Publicado previamente en Relatos en tiempo de pandemia
Nunca nada me pareció tan desalentador como un perchero sin ropa. Sin siquiera ese sombrero que una vez compraste y sólo recuerdas en las fotos de aquel viaje a París, ¡ah, la bohème! Decía Vila-Matas que tiene ciertos sombreros que sólo se pone cuando va a París o a Dublín, que los siente de allí. Un día estuvo a punto de ponerse uno en Barcelona, pero sintió que se disfrazaba y se lo quitó. No sé si hay ciudades que dan personalidad a las prendas o prendas que adquieren personalidad en las ciudades, pero qué distinto es llevar boina en la Gran Vía y en calle Larios.
Un perchero sin ropa debe ser algo así como una ciudad sin viandantes. Lo que queda de una piscina cuando vacían el agua. Un puñado de teselas de gresite sin función alguna, esperando que la vida vuelva a fluir por sus juntas. Un invierno vaciaron la piscina comunitaria a la que da mi balcón. La propiedad decidió que era mejor idea mantener la piscina con sal que a base de cloro. A veces miro al otro lado de la ventana y recuerdo el azul del fondo palidecer, poco a poco, apagarse como los recuerdos de infancia. Hoy, esos pequeños cuadraditos azules son persianas metálicas bajadas hasta nuevo aviso. Núcleos de socialización cerrados hasta nueva orden, tiritando de frío, esperando el calor de un abrazo y el tintineo de un brindis.
“Preferiría no hacerlo”, suena una y otra vez cuando la proposición es ir a dar un paseo. “Preferiría no hacerlo”, a una terraza.
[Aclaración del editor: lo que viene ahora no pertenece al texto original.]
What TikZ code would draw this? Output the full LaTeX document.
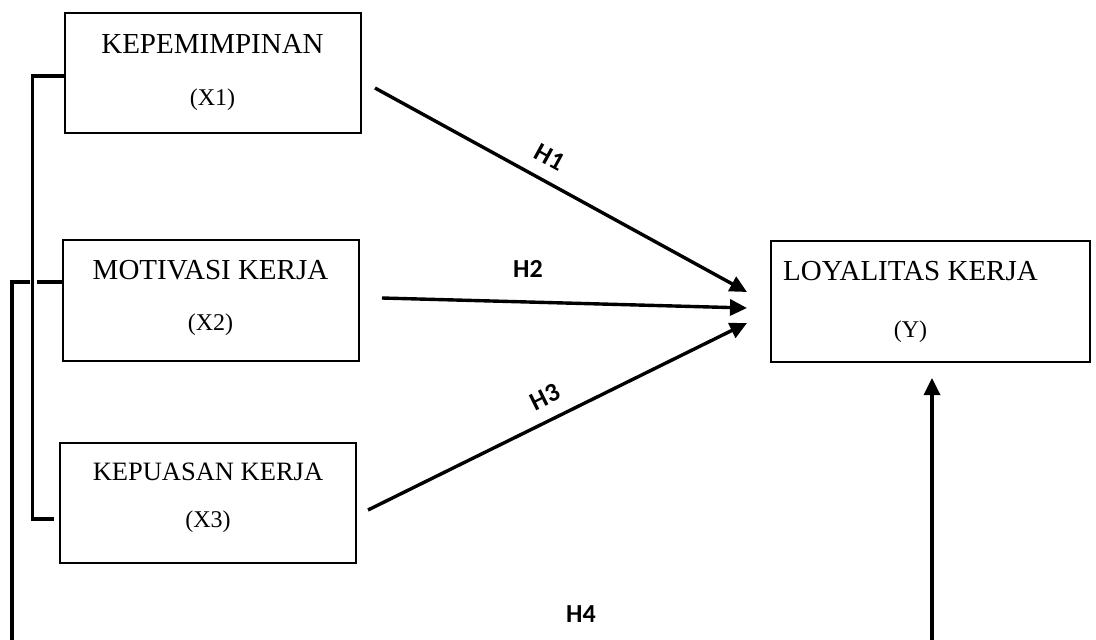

A veces, incluso mis labios insinúan el “preferiría no hacerlo” si me dicen de ponerme ante el teclado, a escribir. “¿Por qué?”, me preguntan, y vuelvo a referenciar a Bartleby con indiferencia: “Usted puede ver el motivo por sí mismo”. Empiezo a notar preferencias donde antes había opciones, demandas o prohibiciones. Y preferiría no hacerlo, a decir verdad. Al otro lado, no hay ningún biombo verde, porque no tiene que cambiarse ningún artista y, a este lado, no miro a ninguna pared de rojizos ladrillos en Wall Street, sino a una postal malgache. Hace tiempo que las postales dejaron de tener sellos, ahora las llaman videollamadas. Pierden la ilusión de encontrarlas años después, entre las hojas de un libro sin terminar, con las puntas a medio deshacer y la celulosa ya oxidada. De las videollamadas no quedará constancia ni en la factura del teléfono. Tan desalentador como un perchero sin ropa.